2.3 Software is not Mass Produced

Even if software components could be designed to ordinal tolerances, they'd still be one-off artifacts. It is inconceivable that one would attempt to build thousands of identical software components with an identical development process, sample just a few for conformance, and then, post hoc, try to fix the process if it produces too many systems which don't meet requirements. We can produce millions of copies by a mechanical process, but this is irrelevant with respect to software defects. Quantification of reliability is a whole 'nother ballgame.

3. Six Sigma as Slogan/Hype

I'm not against very high quality software (my consulting practice exists because very high quality software is hard to produce but nearly always worth the effort.) However, slogans like "six sigma" can confuse and mislead, even when applied to manufacturing [8]. Used as a slogan, "six sigma" simply means some subjectively (very) low defect level. The precise statistical sense is lost.

Discussions of "six sigma" software based on this vague sloganeering ignore the fundamental flaws of applying a model of physical ordinal variance to the non-physical, non-ordinal behavior of software systems. This is not to say there are no useful applications of statistical process control in software process management (my favorite is to use u-charts for inspection and test results.)

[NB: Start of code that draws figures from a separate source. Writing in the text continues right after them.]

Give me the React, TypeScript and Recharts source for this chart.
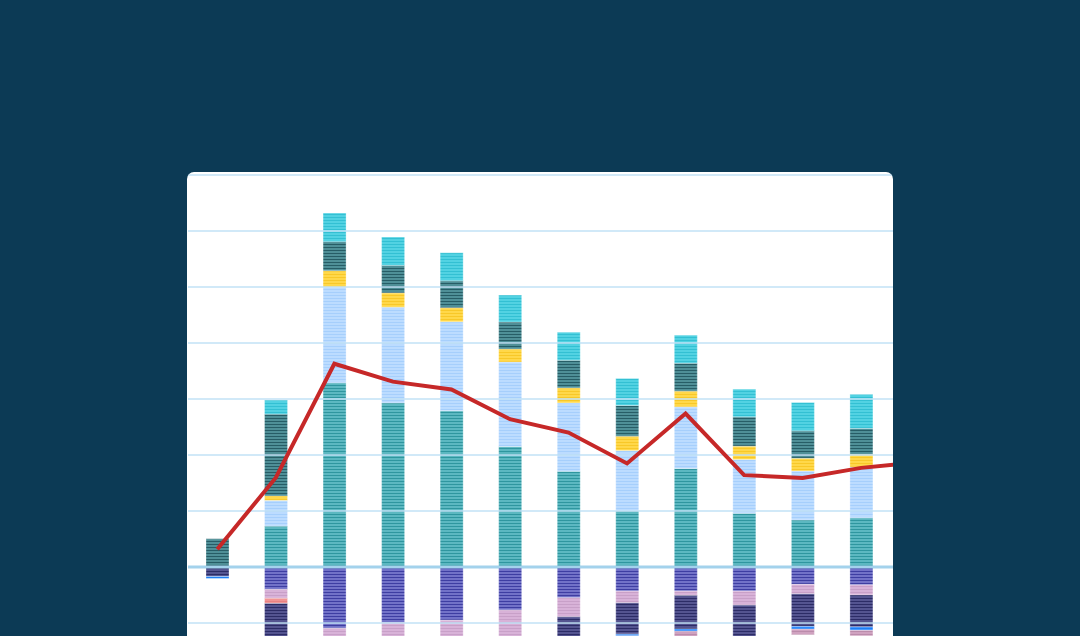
import React from "react";
import { ComposedChart, Bar, Line, XAxis, YAxis, ReferenceLine } from "recharts";

// ---- data ----
const categories = ["P1", "P2", "P3", "P4", "P5", "P6", "P7", "P8", "P9", "P10", "P11", "P12", "P13"];

// positive stack (bottom -> top)
const tealValues = [0, 7.3, 32.9, 29.3, 27.9, 21.5, 17.1, 10.0, 17.6, 9.6, 8.4, 8.8, null];
const lightBlueValues = [0, 4.6, 17.1, 17.1, 15.9, 15.1, 12.2, 10.8, 11.0, 9.6, 8.75, 9.05, null];
const yellowValues = [0, 0.8, 2.9, 2.55, 2.5, 2.32, 2.68, 2.55, 2.8, 2.38, 2.27, 2.27, null];
const darkTealValues = [5.05, 14.6, 5.2, 4.9, 4.82, 4.82, 4.95, 5.5, 5.0, 5.23, 4.9, 4.64, null];
const cyanValues = [0, 2.5, 5.1, 5.06, 5.0, 4.82, 5.0, 4.82, 5.0, 4.95, 5.06, 6.07, null];

// negative stack (zero -> down)
const indigoValues = [0, -4.0, -10.95, -9.95, -9.5, -7.7, -5.5, -4.3, -4.3, -4.3, -3.1, -3.2, null];
const lavenderValues = [0, -1.6, -3.0, -3.0, -3.0, -5.0, -3.4, -2.1, -0.77, -2.5, -1.7, -1.8, null];
const salmonValues = [0, -0.9, 0, 0, 0, 0, 0, 0, 0, 0, 0, 0, null];
const navyValues = [-1.7, -6.0, 0, 0, 0, 0, -6.0, -5.6, -6.0, -6.0, -5.8, -5.7, null];
const blueValues = [-0.35, 0, 0, 0, 0, 0, 0, -0.3, -0.4, 0, -0.5, -0.6, null];
const pinkValues = [0, 0, 0, 0, 0, 0, 0, -1.0, -1.0, 0, -1.0, -1.0, null];

// line
const lineValues = [3.16, 15.95, 36.3, 33.1, 31.7, 26.4, 24.0, 18.5, 27.4, 16.4, 15.9, 17.7, 18.7];

const gridTicks = [-20, -10, 10, 20, 30, 40, 50, 60, 70];

const data = categories.map((cat, i) => ({
  cat,
  teal: tealValues[i],
  lightBlue: lightBlueValues[i],
  yellow: yellowValues[i],
  darkTeal: darkTealValues[i],
  cyan: cyanValues[i],
  indigo: indigoValues[i],
  lavender: lavenderValues[i],
  salmon: salmonValues[i],
  navy: navyValues[i],
  blue: blueValues[i],
  pink: pinkValues[i],
  line: lineValues[i],
}));

// ---- styles ----
const seriesStyles: { key: string; base: string; stripe: string }[] = [
  { key: "teal", base: "#5cb8c1", stripe: "#2f969f" },
  { key: "lightBlue", base: "#bcdcff", stripe: "#a6cffc" },
  { key: "yellow", base: "#ffd84a", stripe: "#f8c828" },
  { key: "darkTeal", base: "#4f8f97", stripe: "#275d66" },
  { key: "cyan", base: "#52d2e2", stripe: "#33c0d3" },
  { key: "indigo", base: "#7272c8", stripe: "#3e3ea2" },
  { key: "lavender", base: "#d8b2d8", stripe: "#c8a0c8" },
  { key: "salmon", base: "#f29494", stripe: "#e88282" },
  { key: "navy", base: "#545490", stripe: "#2c2c66" },
  { key: "blue", base: "#2f8cff", stripe: "#1f7ef2" },
  { key: "pink", base: "#d0a2c0", stripe: "#bb8cab" },
];

export default function App() {
  return (
    <div
      style={{
        position: "fixed",
        left: 0,
        top: 0,
        width: 1080,
        height: 636,
        overflow: "hidden",
        background: "#0c3a55",
      }}
    >
      <div
        style={{
          position: "absolute",
          left: 187,
          top: 172,
          width: 706,
          height: 540,
          background: "#ffffff",
          borderRadius: 7,
          overflow: "hidden",
        }}
      >
        <div style={{ position: "absolute", left: 1, top: 0 }}>
          <ComposedChart
            width={761}
            height={507}
            data={data}
            stackOffset="sign"
            barSize={23}
            margin={{ top: 3, right: 0, bottom: 0, left: 0 }}
          >
            <defs>
              {seriesStyles.map((s) => (
                <pattern
                  key={s.key}
                  id={`pat-${s.key}`}
                  width={4}
                  height={3}
                  patternUnits="userSpaceOnUse"
                >
                  <rect x={0} y={0} width={4} height={3} fill={s.base} />
                  <rect x={0} y={0} width={4} height={1} fill={s.stripe} />
                </pattern>
              ))}
            </defs>
            <XAxis dataKey="cat" hide />
            <YAxis hide domain={[-20, 70]} allowDataOverflow />
            {seriesStyles.map((s) => (
              <Bar
                key={s.key}
                dataKey={s.key}
                stackId="a"
                fill={`url(#pat-${s.key})`}
                stroke="#ffffff"
                strokeOpacity={0.3}
                strokeWidth={1}
                isAnimationActive={false}
              />
            ))}
            {gridTicks.map((t) => (
              <ReferenceLine
                key={t}
                y={t}
                stroke="#c2e1f5"
                strokeOpacity={0.75}
                strokeWidth={2}
              />
            ))}
            <ReferenceLine y={0} stroke="#a3d2ec" strokeWidth={3} />
            <Line
              dataKey="line"
              type="linear"
              stroke="#c62828"
              strokeWidth={4}
              dot={false}
              activeDot={false}
              isAnimationActive={false}
            />
          </ComposedChart>
        </div>
      </div>
    </div>
  );
}
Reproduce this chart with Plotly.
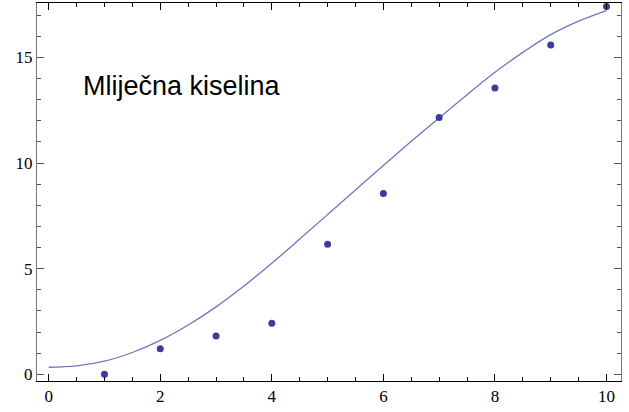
import plotly.graph_objects as go

# measured points
x_points = [1, 2, 3, 4, 5, 6, 7, 8, 9, 10]
y_points = [0.0, 1.21, 1.81, 2.42, 6.16, 8.56, 12.16, 13.55, 15.59, 17.41]

# fitted curve
x_curve = [0, 0.5, 1, 1.5, 2, 2.5, 3, 3.5, 4, 4.5, 5, 5.5, 6, 6.5, 7, 7.5, 8, 8.5, 9, 9.5, 10]
y_curve = [0.33, 0.40, 0.62, 1.03, 1.60, 2.33, 3.19, 4.18, 5.26, 6.40, 7.56, 8.73, 9.89,
           11.03, 12.14, 13.24, 14.30, 15.24, 16.08, 16.72, 17.22]

x_ticks = [0, 2, 4, 6, 8, 10]
y_ticks = [0, 5, 10, 15]
label_text = "Mliječna kiselina"

fig = go.Figure()
fig.add_trace(go.Scatter(x=x_curve, y=y_curve, mode="lines",
                         line=dict(color="#7474bc", width=1.3, shape="spline"),
                         hoverinfo="skip", showlegend=False))
fig.add_trace(go.Scatter(x=x_points, y=y_points, mode="markers",
                         marker=dict(color="#3c3c9c", size=7),
                         showlegend=False))

fig.add_annotation(x=0.586, y=13.64, xref="x", yref="y", text=label_text,
                   showarrow=False, xanchor="left", yanchor="middle",
                   font=dict(family="Liberation Sans, Arial", size=27, color="#000000"))

serif = "Liberation Serif, Times New Roman, serif"
fig.update_layout(
    width=629, height=412,
    margin=dict(l=37, r=8, t=3, b=31),
    paper_bgcolor="white", plot_bgcolor="white",
    xaxis=dict(range=[-0.21, 10.26], tickvals=x_ticks, showgrid=False, zeroline=False,
               showline=True, linecolor="#000000", linewidth=1, mirror="allticks",
               ticks="inside", ticklen=7, tickcolor="#000000", tickwidth=1,
               minor=dict(dtick=0.5, ticks="inside", ticklen=4, tickcolor="#000000", showgrid=False),
               tickfont=dict(family=serif, size=17, color="#000000")),
    yaxis=dict(range=[-0.32, 17.58], tickvals=y_ticks, showgrid=False, zeroline=False,
               showline=True, linecolor="#777777", linewidth=1, mirror="allticks",
               ticks="inside", ticklen=7, tickcolor="#555555", tickwidth=1,
               minor=dict(dtick=1, ticks="inside", ticklen=4, tickcolor="#555555", showgrid=False),
               tickfont=dict(family=serif, size=17, color="#000000")),
)

fig.write_html("out.html", config={"displayModeBar": False},
               post_script="document.body.style.margin='0';document.body.style.overflow='hidden';")
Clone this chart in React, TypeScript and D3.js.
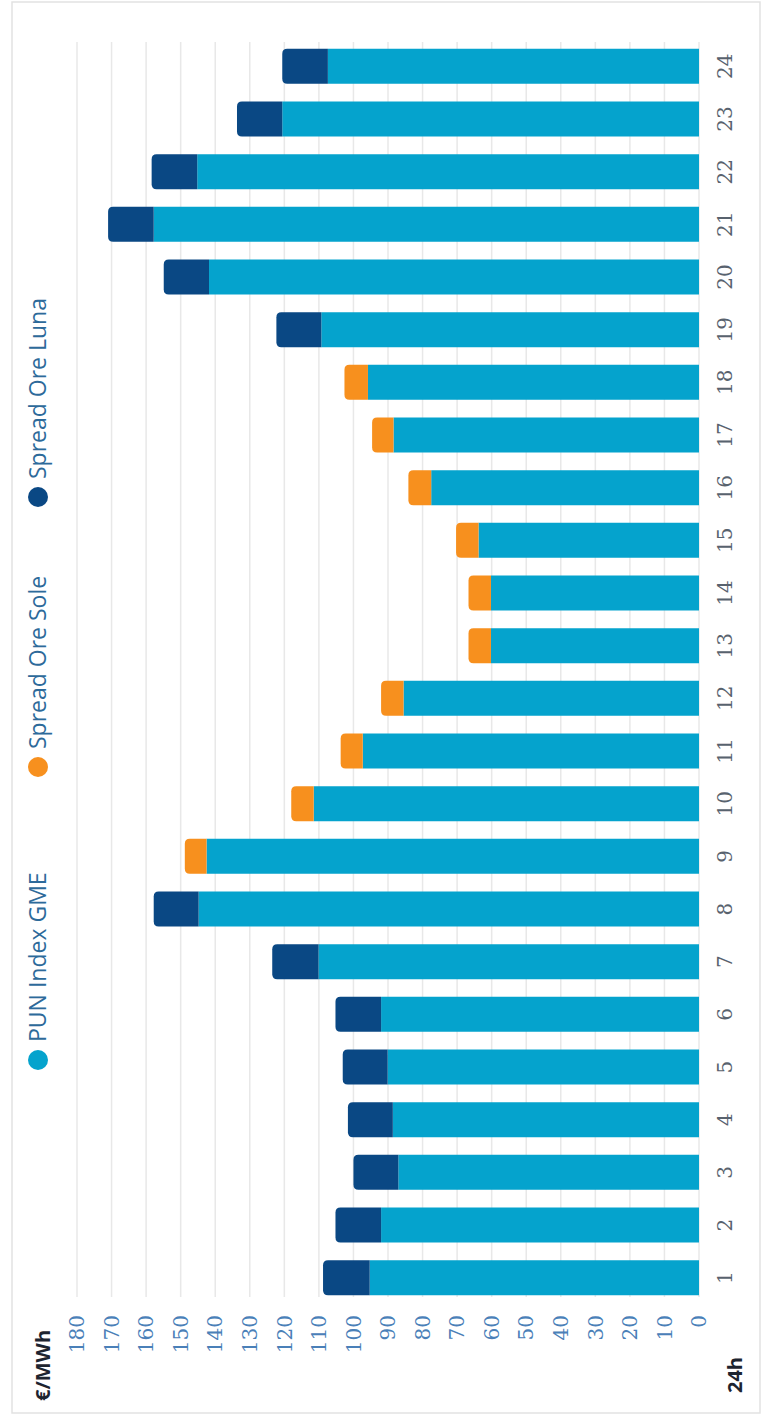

I say we leave 6 sigma to the manufacturing guys. Let's figure out what we need to do to routinely get very high field reliability in software intensive systems and agree on an operational definition for reliability measurement.

References/Notes

[1] Morris Hamburg, Statistical Analysis for Decision Making. (Harcourt, Brace & World, 1970).

[2] Bill Smith, "Six-Sigma Design," IEEE Spectrum, September 1993, v 30, n 9, pp 43-46.

[3] Michael A. Friedman and Jeffrey M. Voas, Software Assessment: Reliability, Safety, and Testability. (New York: John Wiley & Sons, 1995)

[4] Edward Joyce, "Is Error-free Software Possible?," Datamation, February 18, 1989.

[5] Leading-edge software companies are achieving 0.025 user-reported failures per function point or better (Capers Jones, Applied Software Measurement (McGraw-Hill, 1991) p. 177.) Assuming Jones' conversion factor of 128 lines of C source per function point, we get 0.2 = (0.025 * (1000/128)).

[6] John D. Musa, Anthony Iannino, and Okumoto Kazuhira, Software Reliability: Measurement, Prediction, Application. (New York: McGraw-Hill Publishing Company, 1990.) p. 116.

[7] Joseph P. Cavano and Frank S. LaMonica, "Quality Assurance in Future Development Environments," IEEE Software, September 1987, pp 26-34.

[8] Jim Smith and Mark Oliver, "Six Sigma: Realistic Goal or PR Ploy," Machine Design, September 10, 1992.